Sudan’s Islamists split over alliance with al-Burhan’s SAF

A senior figure in Sudan’s dissolved National Congress Party is reportedly pushing an initiative to contain widening internal divisions within the country’s Islamist movement, as rival factions clash over the future of their alliance with General Abdel Fattah al-Burhan’s SAF.

According to informed sources and local media reports, former vice president Ali Osman Taha is seeking to establish a mechanism to manage growing disputes between two main wings of the dissolved party. One camp is aligned with Ali Karti and Ahmed Haroun, while the other includes Nafie Ali Nafie and Ibrahim Mahmoud Hamid.
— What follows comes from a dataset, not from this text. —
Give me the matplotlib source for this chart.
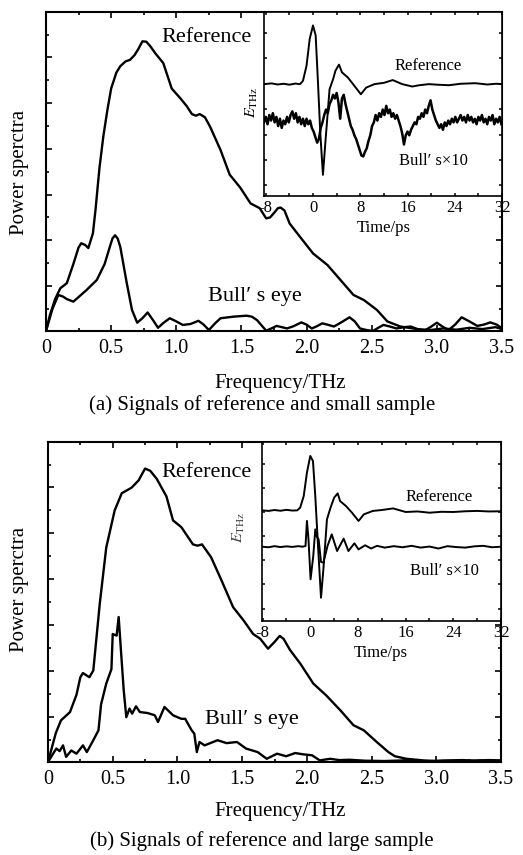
import numpy as np
import matplotlib
matplotlib.use("Agg")
import matplotlib.pyplot as plt
from matplotlib.ticker import FixedLocator, MultipleLocator, NullFormatter

plt.rcParams['font.family'] = ['Liberation Serif', 'DejaVu Serif']
plt.rcParams['mathtext.fontset'] = 'stix'

# ---------------- data: panel (a) main spectra ----------------
ref_a_f = [0, 0.03, 0.07, 0.11, 0.16, 0.21, 0.25, 0.27, 0.30, 0.325, 0.36, 0.38, 0.41, 0.44, 0.47, 0.50, 0.54,
           0.57, 0.61, 0.645, 0.68, 0.71, 0.74, 0.77, 0.80, 0.84, 0.90, 0.965, 1.03, 1.08, 1.12, 1.15, 1.18,
           1.22, 1.26, 1.34, 1.41, 1.49, 1.57, 1.64, 1.69, 1.72, 1.75, 1.78, 1.80, 1.83, 1.87, 1.95, 2.05, 2.16,
           2.26, 2.36, 2.44, 2.54, 2.62, 2.72, 2.85, 2.95, 3.05, 3.15, 3.25, 3.35, 3.45, 3.5]
ref_a_p = [0, 0.05, 0.1, 0.134, 0.15, 0.21, 0.262, 0.275, 0.27, 0.26, 0.306, 0.38, 0.51, 0.61, 0.69, 0.76, 0.81,
           0.83, 0.845, 0.85, 0.865, 0.885, 0.908, 0.907, 0.893, 0.87, 0.84, 0.76, 0.73, 0.705, 0.68, 0.675, 0.68,
           0.67, 0.64, 0.567, 0.49, 0.45, 0.40, 0.385, 0.353, 0.356, 0.37, 0.385, 0.387, 0.378, 0.337, 0.295, 0.243,
           0.207, 0.16, 0.113, 0.097, 0.066, 0.03, 0.014, 0.006, 0.003, 0.008, 0.004, 0.01, 0.006, 0.012, 0.006]

bull_a_f = [0, 0.05, 0.095, 0.13, 0.16, 0.21, 0.26, 0.31, 0.39, 0.45, 0.49, 0.51, 0.53, 0.55, 0.57, 0.62, 0.66,
            0.70, 0.74, 0.78, 0.82, 0.86, 0.90, 0.95, 1.00, 1.05, 1.11, 1.17, 1.21, 1.25, 1.30, 1.34, 1.44, 1.54,
            1.58, 1.62, 1.66, 1.69, 1.73, 1.77, 1.81, 1.85, 1.90, 1.96, 2.00, 2.04, 2.08, 2.12, 2.16, 2.21, 2.27,
            2.33, 2.37, 2.41, 2.46, 2.51, 2.55, 2.59, 2.64, 2.69, 2.75, 2.80, 2.85, 2.90, 2.95, 3.0, 3.05,
            3.09, 3.14, 3.19, 3.25, 3.31, 3.36, 3.41, 3.46, 3.5]
bull_a_p = [0, 0.07, 0.113, 0.108, 0.10, 0.092, 0.11, 0.128, 0.16, 0.21, 0.264, 0.29, 0.30, 0.29, 0.264, 0.15, 0.066,
            0.026, 0.04, 0.058, 0.035, 0.01, 0.025, 0.04, 0.03, 0.019, 0.022, 0.032, 0.02, 0.003, 0.025, 0.04, 0.045,
            0.048, 0.045, 0.034, 0.015, 0.001, 0.008, 0.016, 0.012, 0.008, 0.015, 0.027, 0.02, 0.008, 0.015, 0.024,
            0.02, 0.014, 0.028, 0.043, 0.03, 0.008, 0.003, 0.0, 0.01, 0.019, 0.014, 0.008, 0.012, 0.014, 0.006, 0.0,
            0.012, 0.026, 0.012, 0.003, 0.02, 0.043, 0.03, 0.016, 0.02, 0.027, 0.02, 0.008]

# ---------------- data: panel (a) inset time signals ----------------
ref_a_t = [-8.3, -7, -6, -5, -4, -3, -2.2, -1.7, -1.1, -0.56, 0, 0.45, 0.84, 1.23, 1.68, 2.13, 2.8, 3.4,
           3.8, 4.4, 4.9, 5.9, 7.0, 8.1, 9.0, 10.4, 12, 13.5, 15.1, 16.8, 18, 19.6, 21, 23, 25, 27.5, 29.5, 31, 32]
ref_a_e = [0.608, 0.612, 0.606, 0.61, 0.605, 0.611, 0.608, 0.626, 0.708, 0.854, 0.927, 0.872, 0.617, 0.343,
           0.115, 0.307, 0.58, 0.635, 0.681, 0.714, 0.672, 0.644, 0.599, 0.553, 0.589, 0.608, 0.615, 0.63, 0.608,
           0.595, 0.602, 0.608, 0.605, 0.602, 0.61, 0.613, 0.606, 0.61, 0.608]

bull_a_e = [0.40, 0.43, 0.39, 0.44, 0.41, 0.45, 0.40, 0.43, 0.38, 0.42,
            0.37, 0.41, 0.39, 0.43, 0.40, 0.44, 0.46, 0.42, 0.45, 0.40,
            0.43, 0.39, 0.42, 0.38, 0.42, 0.39, 0.41, 0.37, 0.35, 0.32,
            0.29, 0.31, 0.37, 0.40, 0.44, 0.47, 0.45, 0.50, 0.52, 0.55,
            0.53, 0.56, 0.51, 0.42, 0.53, 0.55, 0.50, 0.46, 0.42, 0.38,
            0.36, 0.33, 0.31, 0.28, 0.25, 0.22, 0.215, 0.24, 0.26, 0.30,
            0.33, 0.38, 0.40, 0.44, 0.41, 0.45, 0.43, 0.47, 0.44, 0.49,
            0.45, 0.47, 0.43, 0.45, 0.42, 0.44, 0.41, 0.38, 0.34, 0.28,
            0.33, 0.35, 0.33, 0.36, 0.38, 0.40, 0.39, 0.43, 0.42, 0.45,
            0.43, 0.47, 0.45, 0.49, 0.52, 0.47, 0.44, 0.41, 0.39, 0.37,
            0.39, 0.36, 0.40, 0.38, 0.41, 0.39, 0.42, 0.40, 0.43, 0.40,
            0.42, 0.44, 0.41, 0.43, 0.40, 0.44, 0.41, 0.43, 0.40, 0.42,
            0.39, 0.43, 0.41, 0.44, 0.40, 0.42, 0.39, 0.43, 0.41, 0.44,
            0.39, 0.42, 0.40, 0.43, 0.39]
bull_a_t = np.linspace(-8.3, 31.9, len(bull_a_e))

# ---------------- data: panel (b) main spectra ----------------
ref_b_f = [0, 0.03, 0.06, 0.10, 0.17, 0.22, 0.25, 0.27, 0.30, 0.32, 0.35, 0.40, 0.45, 0.515, 0.57, 0.645, 0.70,
           0.75, 0.79, 0.84, 0.915, 0.966, 1.03, 1.12, 1.155, 1.19, 1.26, 1.34, 1.43, 1.51, 1.585, 1.64, 1.70,
           1.75, 1.79, 1.82, 1.87, 1.95, 2.05, 2.15, 2.26, 2.36, 2.44, 2.54, 2.63, 2.68, 2.77, 2.9, 3.0, 3.1,
           3.2, 3.3, 3.4, 3.5]
ref_b_p = [0, 0.045, 0.09, 0.13, 0.156, 0.21, 0.265, 0.278, 0.27, 0.265, 0.286, 0.495, 0.67, 0.786, 0.84, 0.857,
           0.88, 0.917, 0.91, 0.885, 0.83, 0.755, 0.734, 0.68, 0.676, 0.68, 0.64, 0.568, 0.484, 0.443, 0.40, 0.385,
           0.354, 0.375, 0.394, 0.385, 0.35, 0.307, 0.245, 0.208, 0.161, 0.115, 0.099, 0.0625, 0.031, 0.018, 0.01,
           0.005, 0.003, 0.005, 0.006, 0.004, 0.006, 0.005]

bull_b_f = [0, 0.064, 0.09, 0.116, 0.14, 0.18, 0.22, 0.27, 0.30, 0.35, 0.39, 0.41, 0.45, 0.49, 0.50, 0.53,
            0.546, 0.56, 0.585, 0.605, 0.63, 0.65, 0.68, 0.71, 0.77, 0.825, 0.85, 0.90, 0.966, 1.03, 1.06, 1.11,
            1.13, 1.15, 1.17, 1.21, 1.31, 1.38, 1.46, 1.53, 1.62, 1.69, 1.77, 1.84, 1.91, 1.97, 2.04, 2.10,
            2.18, 2.25, 2.33, 2.45, 2.6, 2.75, 2.9, 3.05, 3.2, 3.35, 3.5]
bull_b_p = [0, 0.042, 0.034, 0.052, 0.016, 0.036, 0.026, 0.052, 0.031, 0.068, 0.099, 0.18, 0.245, 0.29, 0.40, 0.395,
            0.453, 0.37, 0.224, 0.14, 0.167, 0.151, 0.174, 0.156, 0.153, 0.146, 0.125, 0.172, 0.146, 0.135, 0.135, 0.099,
            0.089, 0.031, 0.0625, 0.052, 0.068, 0.059, 0.0625, 0.042, 0.031, 0.01, 0.026, 0.018, 0.028, 0.024, 0.021, 0.005,
            0.01, 0.006, 0.007, 0.004, 0.003, 0.005, 0.002, 0.004, 0.003, 0.005, 0.003]

# ---------------- data: panel (b) inset time signals ----------------
ref_b_t = [-8.1, -7, -6, -5, -4, -3, -2.2, -1.7, -1.1, -0.56, 0, 0.45, 0.84, 1.3, 1.8, 2.2, 2.8, 3.4, 4.0,
           4.6, 5.0, 6.0, 7.0, 8.1, 9.0, 10.5, 12, 13.9, 16, 18, 20, 22, 24, 26, 28, 30, 32]
ref_b_e = [0.618, 0.615, 0.62, 0.616, 0.621, 0.617, 0.618, 0.633, 0.698, 0.829, 0.922, 0.894, 0.698, 0.419,
           0.13, 0.289, 0.568, 0.633, 0.689, 0.713, 0.67, 0.642, 0.605, 0.559, 0.596, 0.615, 0.62, 0.629, 0.609,
           0.612, 0.605, 0.61, 0.609, 0.613, 0.615, 0.612, 0.613]

bull_b_t = [-8.1, -7, -6, -5, -4, -3, -2, -1.3, -0.8, -0.56, -0.3, 0.05, 0.5, 0.84, 1.1, 1.4, 1.8, 2.2, 2.9,
            3.6, 4.5, 5.6, 6.4, 7.4, 8.1, 9.2, 10.2, 11.2, 12.5, 14, 15.5, 17, 18.5, 20, 21.5, 23, 24.5, 26,
            27.5, 29, 30.5, 32]
bull_b_e = [0.415, 0.412, 0.418, 0.413, 0.417, 0.414, 0.418, 0.415, 0.419, 0.559, 0.456, 0.233, 0.363, 0.512,
            0.47, 0.456, 0.33, 0.326, 0.42, 0.484, 0.391, 0.46, 0.391, 0.434, 0.40, 0.423, 0.405, 0.42, 0.41,
            0.418, 0.412, 0.42, 0.41, 0.416, 0.405, 0.418, 0.413, 0.41, 0.417, 0.42, 0.412, 0.415]

freq_ticks = [0, 0.5, 1.0, 1.5, 2.0, 2.5, 3.0, 3.5]
freq_labels = ['0', '0.5', '1.0', '1.5', '2.0', '2.5', '3.0', '3.5']
time_ticks = [-8, 0, 8, 16, 24, 32]
time_labels = ['-8', '0', '8', '16', '24', '32']

# ---------------- layout ----------------
W, H = 523, 855
fig = plt.figure(figsize=(W / 100, H / 100), dpi=100)


def rect(l, t, r, b):
    return [l / W, 1 - b / H, (r - l) / W, (b - t) / H]


def ftext(x, y, s, **kw):
    fig.text(x / W, 1 - y / H, s, ha='center', va='center', **kw)


def style_main(ax):
    ax.set_xlim(0, 3.5)
    ax.set_ylim(0, 1)
    ax.set_xticks(freq_ticks)
    ax.set_xticklabels(freq_labels)
    ax.xaxis.set_minor_locator(MultipleLocator(0.25))
    ax.yaxis.set_major_locator(FixedLocator([0.141 + k * 0.1434 for k in range(6)]))
    ax.yaxis.set_minor_locator(FixedLocator([0.069 + k * 0.1434 for k in range(7)]))
    ax.yaxis.set_major_formatter(NullFormatter())
    ax.tick_params(which='both', direction='in', top=True, right=True, width=1.2, labelsize=14.5, pad=6)
    ax.tick_params(which='major', length=4.5)
    ax.tick_params(which='minor', length=2.5)
    for s in ax.spines.values():
        s.set_linewidth(1.5)


def style_inset(ax, xmin, yt0, ytd):
    ax.set_xlim(xmin, 32)
    ax.set_ylim(0, 1)
    ax.set_xticks(time_ticks)
    ax.set_xticklabels(time_labels)
    ax.xaxis.set_minor_locator(MultipleLocator(4))
    ax.yaxis.set_major_locator(FixedLocator([yt0 + k * ytd for k in range(7)]))
    ax.yaxis.set_major_formatter(NullFormatter())
    ax.tick_params(which='both', direction='in', top=True, right=True, width=1.1, length=2.5,
                   labelsize=12, pad=3)
    for s in ax.spines.values():
        s.set_linewidth(1.2)


lw_main = 1.7
lw_ins = 1.4

# ---- panel (a)
axA = fig.add_axes(rect(46, 12, 502, 331))
axA.plot(ref_a_f, ref_a_p, color='black', lw=lw_main)
axA.plot(bull_a_f, bull_a_p, color='black', lw=lw_main)
style_main(axA)

insA = fig.add_axes(rect(264, 12, 502, 196))
insA.plot(ref_a_t, ref_a_e, color='black', lw=lw_ins)
insA.plot(bull_a_t, bull_a_e, color='black', lw=1.8)
style_inset(insA, -8.3, 0.058, 0.138)

# ---- panel (b)
axB = fig.add_axes(rect(48, 442, 501, 762))
axB.plot(ref_b_f, ref_b_p, color='black', lw=lw_main)
axB.plot(bull_b_f, bull_b_p, color='black', lw=lw_main)
style_main(axB)

insB = fig.add_axes(rect(262, 442, 501, 621))
insB.plot(ref_b_t, ref_b_e, color='black', lw=lw_ins)
insB.plot(bull_b_t, bull_b_e, color='black', lw=lw_ins)
style_inset(insB, -8.1, 0.069, 0.135)

# ---- texts panel (a)
ftext(207, 37, 'Reference', fontsize=16)
ftext(255, 297, 'Bull\u2032 s eye', fontsize=16)
ftext(428, 66, 'Reference', fontsize=12)
ftext(433, 161, 'Bull\u2032 s\u00d710', fontsize=12)
ftext(252, 102, r'$E_{\mathrm{THz}}$', fontsize=11.5, rotation=90)
ftext(384, 228, 'Time/ps', fontsize=12)
ftext(20, 172, 'Power sperctra', fontsize=15, rotation=90)
ftext(280, 383, 'Frequency/THz', fontsize=15)
ftext(262, 405, '(a) Signals of reference and small sample', fontsize=15)

# ---- texts panel (b)
ftext(207, 472, 'Reference', fontsize=16)
ftext(252, 719, 'Bull\u2032 s eye', fontsize=16)
ftext(439, 497, 'Reference', fontsize=12)
ftext(444, 571, 'Bull\u2032 s\u00d710', fontsize=12)
ftext(239, 527, r'$E_{\mathrm{THz}}$', fontsize=11.5, rotation=90, color='#444444')
ftext(381, 653, 'Time/ps', fontsize=12)
ftext(20, 589, 'Power sperctra', fontsize=15, rotation=90)
ftext(280, 811, 'Frequency/THz', fontsize=15)
ftext(262, 841, '(b) Signals of reference and large sample', fontsize=15)

fig.savefig('out.png', dpi=100)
The rift has reached unprecedented levels in recent months, prompting party figures to search for temporary arrangements that would prevent the internal crisis from expanding into broader organisational fractures.

Sudanese News, citing party sources, reported that the adopted plan is based on freezing contentious files and postponing decisions on them during the current phase. The plan would allow active organisational sectors, especially student, youth and mobilisation networks, to continue operating without major changes that could trigger a wider confrontation inside the movement.

Observers say Taha, while attempting to present himself as a distant mediator, is closer to the Ali Karti camp, which favours flexible alliances as a route back into Sudan’s political scene. This contrasts with the more hardline current led by Nafie Ali Nafie.

Karti’s wing has adopted a strategy of aligning with General al-Burhan’s SAF, viewing support for the SAF leadership as the main — and perhaps only — path for the Islamists to regain influence and secure a place in any future political arrangement.

As a historic architect of political pragmatism within the Islamist movement, Taha understands that the party’s survival now depends either on an army victory in the current war or on the continuation of instability that allows the movement to operate with greater freedom, observers said.

They argue that Taha’s attempt to freeze internal disputes and delay a reckoning effectively reflects the Karti camp’s position and signals continued support for the army.

The Nafie Ali Nafie current, however, represents the party’s old guard and rejects reliance on the current army leadership, noting that the decision to dissolve the party was issued after the 2019 revolution under the same post-Bashir military order.

Nafie’s camp accuses Karti’s faction of bypassing internal party regulations, monopolising decision-making and taking major political decisions without returning to the movement’s consultative institutions.

The dispute highlights the depth of the crisis inside Sudan’s Islamist networks, whose wartime strategy has increasingly depended on preserving their influence through the army while avoiding a full public reckoning over their role in Sudan’s political collapse.